MEMBERS of the House of Lords have praised the “selfless and lifelong” dedication and service of the late Duke of Edinburgh, Prince Philip — particularly to the Queen, the country, his family, interfaith dialogue, and young people — anchored by a “profound” and personal Christian faith.
More than 90 peers contributed speeches over six hours to a special tribute debate to the Duke held in the Lords on Monday afternoon. A corresponding debate was held in the House of Commons.
A former Bishop of Oxford, Lord Harries, praised Prince Philip for his interfaith work, specifically the foundation of the Alliance of Religions and Conservation (ARC) in Windsor Castle, and the Interfaith Declaration. “Prince Philip clearly had a keen interest in religion, and I understand that his personal library was absolutely chock-full of books on religions of one kind or another,” he said.
“However, it is his public role to which we pay tribute here, where we know that he wanted to make a difference. He saw that one way of doing that was by helping religious institutions relate better to one another through their senior lay people.”

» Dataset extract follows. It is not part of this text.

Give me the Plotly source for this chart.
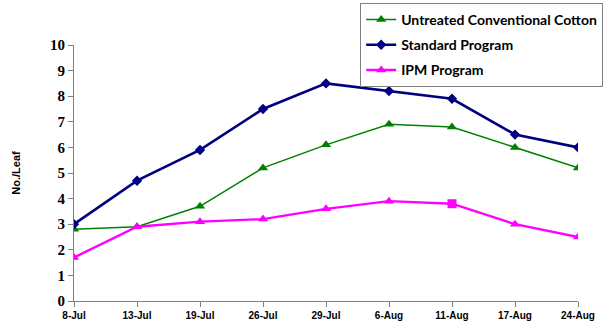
import plotly.graph_objects as go

# Sampling dates (category axis)
dates = ["8-Jul", "13-Jul", "19-Jul", "26-Jul", "29-Jul", "6-Aug", "11-Aug", "17-Aug", "24-Aug"]

# Counts per leaf for each programme
untreated = [2.8, 2.9, 3.7, 5.2, 6.1, 6.9, 6.8, 6.0, 5.2]
standard = [3.0, 4.7, 5.9, 7.5, 8.5, 8.2, 7.9, 6.5, 6.0]
ipm = [1.7, 2.9, 3.1, 3.2, 3.6, 3.9, 3.8, 3.0, 2.5]

# IPM marker shapes (one point drawn as a square)
ipm_symbols = ["triangle-up"] * 6 + ["square"] + ["triangle-up"] * 2

fig = go.Figure()
fig.add_trace(go.Scatter(
    x=dates, y=untreated, name="Untreated Conventional Cotton", legendgroup="a",
    mode="lines+markers", line=dict(color="#008000", width=1.5),
    marker=dict(symbol="triangle-up", size=9, color="#008000"),
))
fig.add_trace(go.Scatter(
    x=dates, y=standard, name="Standard Program", legendgroup="b",
    mode="lines+markers", line=dict(color="#000080", width=2.6),
    marker=dict(symbol="diamond", size=8, color="#000080"),
))
fig.add_trace(go.Scatter(
    x=dates, y=ipm, name="IPM Program", legendgroup="c",
    mode="lines+markers", line=dict(color="#FF00FF", width=2.4),
    marker=dict(symbol=ipm_symbols, size=9, color="#FF00FF"),
))

fig.update_layout(
    width=605, height=330,
    margin=dict(l=74, r=27, t=45, b=29, autoexpand=False),
    plot_bgcolor="white", paper_bgcolor="white",
    showlegend=True,
    legend=dict(
        xref="container", yref="container",
        x=0.997, y=0.991, xanchor="right", yanchor="top",
        bordercolor="#808080", borderwidth=1, bgcolor="white",
        font=dict(family="Lato", size=14, color="black", weight="bold"),
        tracegroupgap=4, itemwidth=30,
    ),
    xaxis=dict(
        type="category", range=[0, len(dates) - 1],
        showline=True, linecolor="#808080", linewidth=1,
        ticks="outside", ticklen=5, tickcolor="#808080",
        showgrid=False, zeroline=False,
        tickfont=dict(family="Liberation Sans", size=10, color="black", weight="bold"),
    ),
    yaxis=dict(
        range=[0, 10], dtick=1,
        showline=True, linecolor="#808080", linewidth=1,
        ticks="outside", ticklen=5, tickcolor="#808080",
        showgrid=False, zeroline=False,
        tickfont=dict(family="Liberation Serif", size=15, color="black", weight="bold"),
        title=dict(text="No./Leaf", standoff=27,
                   font=dict(family="Liberation Sans", size=11, color="black", weight="bold")),
    ),
)

fig.write_html("out.html")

Lord Harries also pointed to the Duke’s “special relationship” with the Rt Revd Robin Woods (who later became Bishop of Worcester), which led to the foundation of St George’s House, Windsor, “first as a place for clergy to meet for a long period of reflection and study, then as a place for senior or rising people in the secular world from all professions to come together for shorter periods to reflect on their fundamental values and beliefs and how these should be reflected in the modern world. We should not believe everything that we see and hear on The Crown, but there was a particularly good episode about the Duke and St George’s House.”
In his parliamentary tribute, the Archbishop of Canterbury remembered the tradition of newly appointed diocesan bishops being asked to preach at Sandringham. “Prince Philip listened intently, thought deeply, and over lunch interrogated knowingly. His reading theologically was wide, his memory retentive, his analysis perceptive.
“Few bishops failed to leave with greater thoughtfulness and few bishops failed to admire. We quite often had to answer questions about what a bishop had said in a sermon two or three weeks earlier, with which he disagreed — he was effectively polling the bench.”
Lord Harries, however, remembered the Duke’s “willingness to help nervous bishops be at ease. After dinner on the Saturday, when we had all had enough of making conversation of one kind or another, he invited them simply to relax with him, watching a film on a comfy sofa.”
Archbishop Welby also paid tribute to Prince Philip’s “profound moral imagination, extraordinary foresight, and even vision” in his work and commitment to the Commonwealth, Armed Forces, and especially to young people, including through the Duke of Edinburgh awards scheme, which he founded in 1956.
His duty of service and “genuine and deep sense of humility” came from his personal and “sincere” Christian faith, Archbishop Welby said, “absolutely untainted by false piety, formed and developed by wrestling with great issues. . . He knew who he was, and his faith was central to who he was and how he lived his life. He worked out his call to serve and follow Christ in the context of his own unique calling.”
The Bishop of London, the Rt Revd Sarah Mullally, quoted from the poem “Crossing the bar” by Alfred Tennyson, which had been sung at choral evensong celebrating the life of the late Duke at St Paul’s Cathedral on Saturday. ”The poem speaks of a life well lived, so that there is no sadness or farewell but instead a journey peacefully travelled, serenely and securely.”
This, she said, reflected the “life of dedication” of the Duke: to his naval career, conservation, engineering, the Duke of Edinburgh’s Award, and, above all, his dedication to the Queen and country. “They have shared total commitment in their duties and service. They have always had each other to lighten the burden of public life.”
Other peers referred to Prince Philip’s “unconventional start in life” and “controversy” of his early speeches, as well as his interest religion and philosophy. Many, including Lord Forsyth of Drumlean, described the Duke as “a man of faith. . . He sought no acclamation and no credit; you can see that in the arrangements he left for his funeral and the rest.” Lord Sarfraz said: “All faiths recognise his leadership and contributions.”
Lord Alderdice said: “For him, meaning, faith, and commitment in life were truly important. I think for him it was not always just the content of belief but the conduct of life that was crucial: to do justice, love mercy, and walk humbly with your God.”
Lord Sharpe of Epsom said: “We have heard that throughout his life the Duke of Edinburgh despised flattery, but it is a fact that he embodied a set of values that are still very obviously widely respected: stoicism, duty, courage, service, self-sacrifice, faith, unselfishness, humour, and fortitude, to name just a few.”